Recuerdo otro suceso vinculado también con los libros, esta vez durante mi adolescencia. Estaba estudiando segundo año de bachillerato y en Historia Universal, la profesora nos dictó una clase muy interesante sobre el viaje de Magallanes. Salí muy motivada con el tema y al llegar ala casa, corrí a la biblioteca. No tardé en conseguir un libro absolutamente mágico, que alguna vez había contemplado. No era otro que Magallanes. La aventura más audaz de la Humanidad del insigne Stefan Zweig. Iba leyendo con gran entusiasmo –esos momentos los tengo grabados en mi memoria– y me fui sintiendo atrapada por aquella prosa ágil, que mostraba la pasión intelectual de su autor. Devoré el libro; la profesora hizo un examen esos días sobre la materia vista y una de las preguntas fue sobre Magallanes. Respondí brevemente la otra pregunta y me dediqué a escribir, sobre el pliego tamaño oficio que nos daban en los exámenes, todo lo que mi memoria y comprensión de lo leído me permitían. La profesora me miraba entre asombrada y preocupada por mi actitud casi febril en responder. Cuando leyó mis respuestas, lo dijo públicamente, no se lo podía creer. Ella misma no había leído a Zweig. La historia no termina allí.

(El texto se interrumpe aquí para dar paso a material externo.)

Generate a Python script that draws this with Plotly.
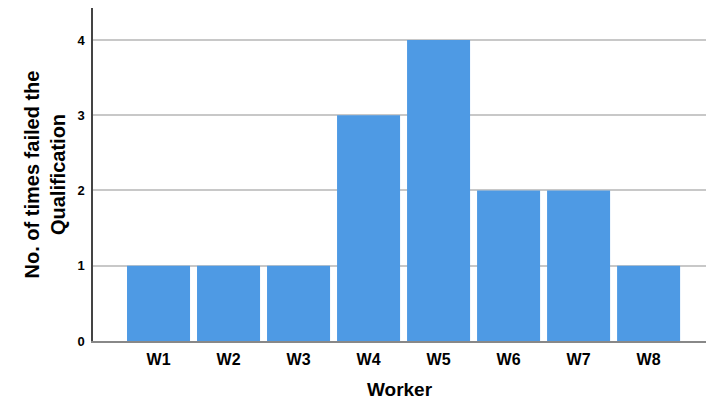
import plotly.graph_objects as go

workers = ["W1", "W2", "W3", "W4", "W5", "W6", "W7", "W8"]
fails = [1, 1, 1, 3, 4, 2, 2, 1]
y_ticks = [0, 1, 2, 3, 4]

fig = go.Figure(go.Bar(
    x=list(range(len(workers))), y=fails,
    marker=dict(color="#4E9AE4", line=dict(width=0)),
    width=0.9,
))

fig.update_layout(
    width=706, height=402,
    margin=dict(l=93, r=0, t=8, b=61),
    plot_bgcolor="white", paper_bgcolor="white",
    font=dict(family="Liberation Sans, Arial, sans-serif", color="black"),
    showlegend=False,
    bargap=0.1,
)
fig.update_xaxes(
    range=[-0.936, 7.82],
    tickmode="array", tickvals=list(range(len(workers))),
    ticktext=["<b>%s</b>" % w for w in workers],
    tickfont=dict(size=16),
    showgrid=False, zeroline=False,
    showline=True, linecolor="#888888", linewidth=1.5,
    ticks="outside", ticklen=3, tickcolor="rgba(0,0,0,0)",
    title=dict(text="<b>Worker</b>", font=dict(size=19), standoff=16),
)
fig.update_yaxes(
    range=[0, 4.425],
    tickmode="array", tickvals=y_ticks,
    ticktext=["<b>%d</b>" % v for v in y_ticks],
    tickfont=dict(size=13),
    showgrid=True, gridcolor="#C8C8C8", gridwidth=1.5,
    zeroline=False,
    showline=True, linecolor="#444444", linewidth=1.5,
    ticks="outside", ticklen=4, tickcolor="rgba(0,0,0,0)",
    title=dict(text="<b>No. of times failed the<br>Qualification</b>", font=dict(size=20), standoff=6),
)

fig.write_html("out.html")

Al llegar el examen final –en los colegios privados teníamos jurados externos (yo estudié en el San José de Tarbes de El Paraíso)– mientras los profesores acordaban las preguntas nos sentaron en orden alfabético. Por supuesto, fui a parar al último rincón del salón. De pronto, vi a mis compañeras que se volteaban a verme y se sonreían. El jurado había decidido poner dos preguntas, La lucha patricio-plebeya y… ¡La aventura de Magallanes! Nunca volví a disfrutar tanto un examen como ese. Hasta una medalla me dieron en el colegio.

Hace unos días un alumno me preguntó sobre cuál era el asunto que más me gustaba de La casa de los espíritus de Isabel Allende, y, sin vacilar, respondí ante el asombro del grupo de estudiantes, ¡la biblioteca!

Luego, no es de extrañar que desde mi niñez haya estado familiarizada con el Panteón Griego y su mitología. Cuando mi ángel tutelar, Ángel Raúl Villasana, falleció, me dejó en herencia esos libros de la cultura griega que tanto me han permitido enfrentar esta terrible época de escasez bibliográfica, cultural y artística. De tal manera que Cronos, Gea, Zeus, Poseidón, Hades, Hermes, Hestia, Hera, Hefesto, Dioniso, Atenea, Apolo, Artemisa, Ares y Afrodita nunca fueron desconocidos por mí. Amé esa mitología, incluso sin comprenderla del todo. Busqué sus rostros, sus figuras reproducidas en esos amigos míos imperecederos que han llenado los estantes de mi casa y aprendí a amarlos, a relacionarlos con todo aquello que heredamos de la Grecia inmortal.

En los próximos artículos voy a escribir sobre algunos de ellos, no con espíritu erudito, no. Lo quiero hacer desde esa vivencia personal que me hizo amarlos, aun antes de tomar conciencia plena a qué se le llamaba Panteón Griego.

¿A santo de qué hablar de los dioses griegos en este momento tan terrible de nuestro acontecer? Ellos, los dioses, han inspirado a literatos,a filósofos, a escultores, pintores durante siglos. La savia inyectada nos ha nutrido en todo el Occidente y es la cultura la que puede ayudarnos a salvar a esta hermosa Tierra de Gracia. Y en ese conocimiento de los mitos griegos, podemos acercarnos a los mitos de nuestros pueblos originarios y vemos las similitudes y coincidencias que, lejos de asombrarnos o desconcertarnos, nos ayudan a comprender mejor el mundo en el que habitamos.